Whether you're a programmer or not, you're surrounded by structured data. Lists, dictionaries, and catalogs all help us organize information and take into account the relationships between various pieces of data.

At a certain level of detail, it starts to become necessary to formally describe the properties of the data we work with, giving rise to concrete specifications called, appropriately enough, data structures! From Wikipedia:

In computer science, a data structure is a data organization, management and storage format that enables efficient access and modification. More precisely, a data structure is a collection of data values, the relationships among them, and the functions or operations that can be applied to the data.

In programming, data structures are everywhere. The way you organize data into variables in order to use them in programs involves anywhere from dozens to millions of data structures. If you're a developer, you're probably familiar with common data structures like arrays, objects, graphs, etc. These structures are often linked together: for example, in a common data structure known as a linked list, each item indicates where to find the next item in a computer's memory.
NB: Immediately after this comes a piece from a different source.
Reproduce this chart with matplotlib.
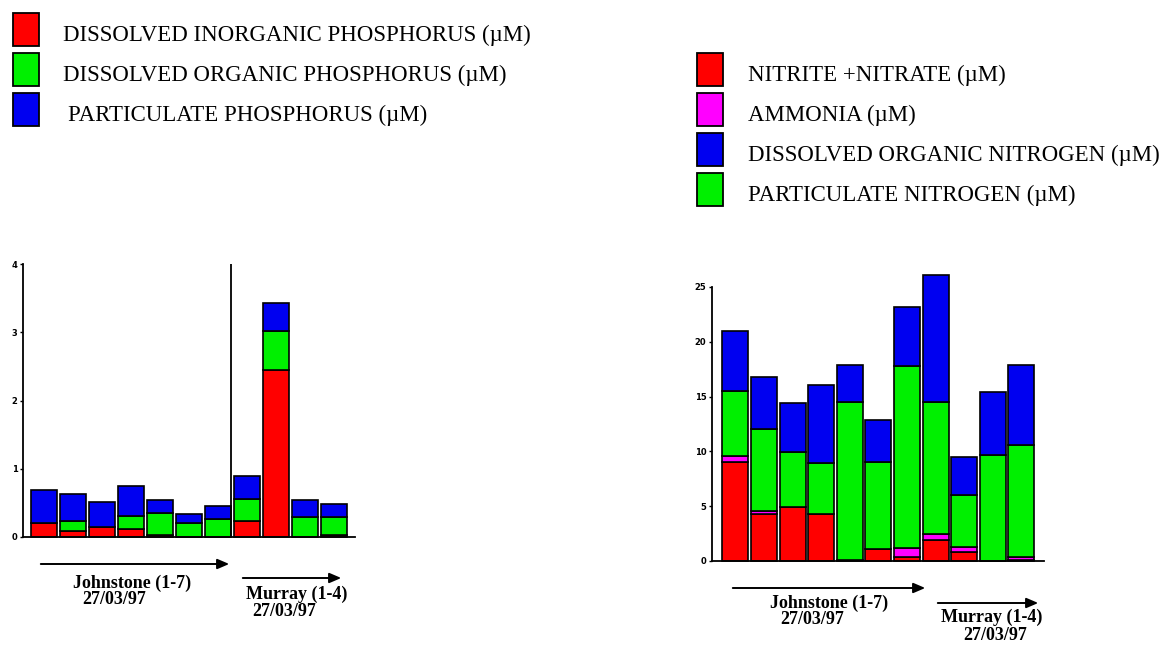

On the decentralized web we access data directly from our peers, rather than from a central authority. Within an isolated environment, such as your own laptop, you can have a great degree of trust in the data structures you work with in memory or on disk. However, in a decentralized system you have less, or possibly zero, trust among peers. To fit this environment, we need an efficient way to link data structures together, while still preserving our ability to verify their integrity (a crucial property of CIDs). To continue the previous example, if we're traversing a linked list that we got from the distributed web, we don't want a bad actor to be able to insert items in the middle undetected.

In this tutorial, we'll explore this notion, learning how to develop a specialized data structure, called a Merkle DAG, that meets these needs. As we'll see, this structure provides the foundation for a trustworthy, distributed web of interlinked data.